◆ To be done ◆
Copy the data below exactly, omitting any picture it contains.

◆ Data shown ◆
= = = = =

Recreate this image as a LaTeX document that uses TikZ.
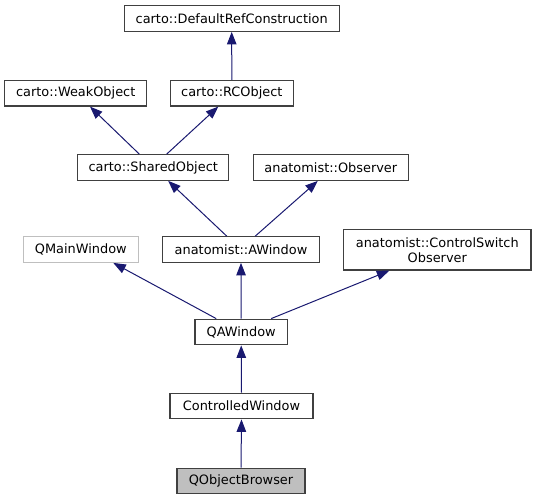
\documentclass[tikz,border=0pt]{standalone}
\usepackage{fontspec}
\setmainfont{DejaVu Sans}
\usetikzlibrary{arrows.meta}
\definecolor{edgeblue}{HTML}{191970}
\definecolor{boxborder}{HTML}{404040}
\definecolor{lightborder}{HTML}{BFBFBF}
\definecolor{curfill}{HTML}{BFBFBF}
\tikzset{
  cls/.style={draw=boxborder, line width=1.2pt, fill=white, inner sep=0pt,
    minimum height=25.6pt, align=center, text=black,
    font=\fontsize{12.9}{15}\selectfont},
  extcls/.style={cls, draw=lightborder},
  curcls/.style={cls, fill=curfill},
  inh/.style={draw=edgeblue, line width=1pt,
    -{Triangle[length=12.5pt,width=9.5pt,fill=edgeblue]}}
}
\begin{document}
\begin{tikzpicture}[x=1pt,y=-1pt]
\useasboundingbox (0,0) rectangle (536,500);
\node[cls, minimum width=215pt] (dref) at (231.7,18.5) {carto::DefaultRefConstruction};
\node[cls, minimum width=142pt] (weak) at (75.7,93.2) {carto::WeakObject};
\node[cls, minimum width=123pt] (rc) at (231.8,93.2) {carto::RCObject};
\node[cls, minimum width=151pt] (shared) at (153.2,167.5) {carto::SharedObject};
\node[cls, minimum width=155pt] (obs) at (330.8,167.5) {anatomist::Observer};
\node[extcls, minimum width=115pt] (qmw) at (80.8,249.5) {QMainWindow};
\node[cls, minimum width=156.6pt] (aw) at (241,249.5) {anatomist::AWindow};
\node[cls, minimum width=187.3pt, minimum height=40.7pt] (csw) at (437.3,249.7) {anatomist::ControlSwitch\\Observer};
\node[cls, minimum width=92.3pt] (qaw) at (241.2,332) {QAWindow};
\node[cls, minimum width=143pt] (ctl) at (241.5,406) {ControlledWindow};
\node[curcls, minimum width=128pt] (qob) at (241,481) {QObjectBrowser};

\draw[inh] (rc.north) -- (dref.south);
\draw[inh] ([xshift=-13.9pt]shared.north) -- ([xshift=14.3pt]weak.south);
\draw[inh] ([xshift=13.5pt]shared.north) -- ([xshift=-13.5pt]rc.south);
\draw[inh] ([xshift=-14.3pt]aw.north) -- ([xshift=15pt]shared.south);
\draw[inh] ([xshift=14.3pt]aw.north) -- ([xshift=-13pt]obs.south);
\draw[inh] ([xshift=-25pt]qaw.north) -- ([xshift=32.5pt]qmw.south);
\draw[inh] (qaw.north) -- (aw.south);
\draw[inh] ([xshift=30pt]qaw.north) -- ([xshift=-48pt]csw.south);
\draw[inh] (ctl.north) -- (qaw.south);
\draw[inh] (qob.north) -- (ctl.south);
\end{tikzpicture}
\end{document}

= = = = =

◆ Solution below ◆
Recreate this image as a LaTeX document that uses TikZ.
\documentclass[tikz,border=0pt]{standalone}
\usepackage{fontspec}
\setmainfont{DejaVu Sans}
\usetikzlibrary{arrows.meta}
\definecolor{edgeblue}{HTML}{191970}
\definecolor{boxborder}{HTML}{404040}
\definecolor{lightborder}{HTML}{BFBFBF}
\definecolor{curfill}{HTML}{BFBFBF}
\tikzset{
  cls/.style={draw=boxborder, line width=1.2pt, fill=white, inner sep=0pt,
    minimum height=25.6pt, align=center, text=black,
    font=\fontsize{12.9}{15}\selectfont},
  extcls/.style={cls, draw=lightborder},
  curcls/.style={cls, fill=curfill},
  inh/.style={draw=edgeblue, line width=1pt,
    -{Triangle[length=12.5pt,width=9.5pt,fill=edgeblue]}}
}
\begin{document}
\begin{tikzpicture}[x=1pt,y=-1pt]
\useasboundingbox (0,0) rectangle (536,500);
\node[cls, minimum width=215pt] (dref) at (231.7,18.5) {carto::DefaultRefConstruction};
\node[cls, minimum width=142pt] (weak) at (75.7,93.2) {carto::WeakObject};
\node[cls, minimum width=123pt] (rc) at (231.8,93.2) {carto::RCObject};
\node[cls, minimum width=151pt] (shared) at (153.2,167.5) {carto::SharedObject};
\node[cls, minimum width=155pt] (obs) at (330.8,167.5) {anatomist::Observer};
\node[extcls, minimum width=115pt] (qmw) at (80.8,249.5) {QMainWindow};
\node[cls, minimum width=156.6pt] (aw) at (241,249.5) {anatomist::AWindow};
\node[cls, minimum width=187.3pt, minimum height=40.7pt] (csw) at (437.3,249.7) {anatomist::ControlSwitch\\Observer};
\node[cls, minimum width=92.3pt] (qaw) at (241.2,332) {QAWindow};
\node[cls, minimum width=143pt] (ctl) at (241.5,406) {ControlledWindow};
\node[curcls, minimum width=128pt] (qob) at (241,481) {QObjectBrowser};

\draw[inh] (rc.north) -- (dref.south);
\draw[inh] ([xshift=-13.9pt]shared.north) -- ([xshift=14.3pt]weak.south);
\draw[inh] ([xshift=13.5pt]shared.north) -- ([xshift=-13.5pt]rc.south);
\draw[inh] ([xshift=-14.3pt]aw.north) -- ([xshift=15pt]shared.south);
\draw[inh] ([xshift=14.3pt]aw.north) -- ([xshift=-13pt]obs.south);
\draw[inh] ([xshift=-25pt]qaw.north) -- ([xshift=32.5pt]qmw.south);
\draw[inh] (qaw.north) -- (aw.south);
\draw[inh] ([xshift=30pt]qaw.north) -- ([xshift=-48pt]csw.south);
\draw[inh] (ctl.north) -- (qaw.south);
\draw[inh] (qob.north) -- (ctl.south);
\end{tikzpicture}
\end{document}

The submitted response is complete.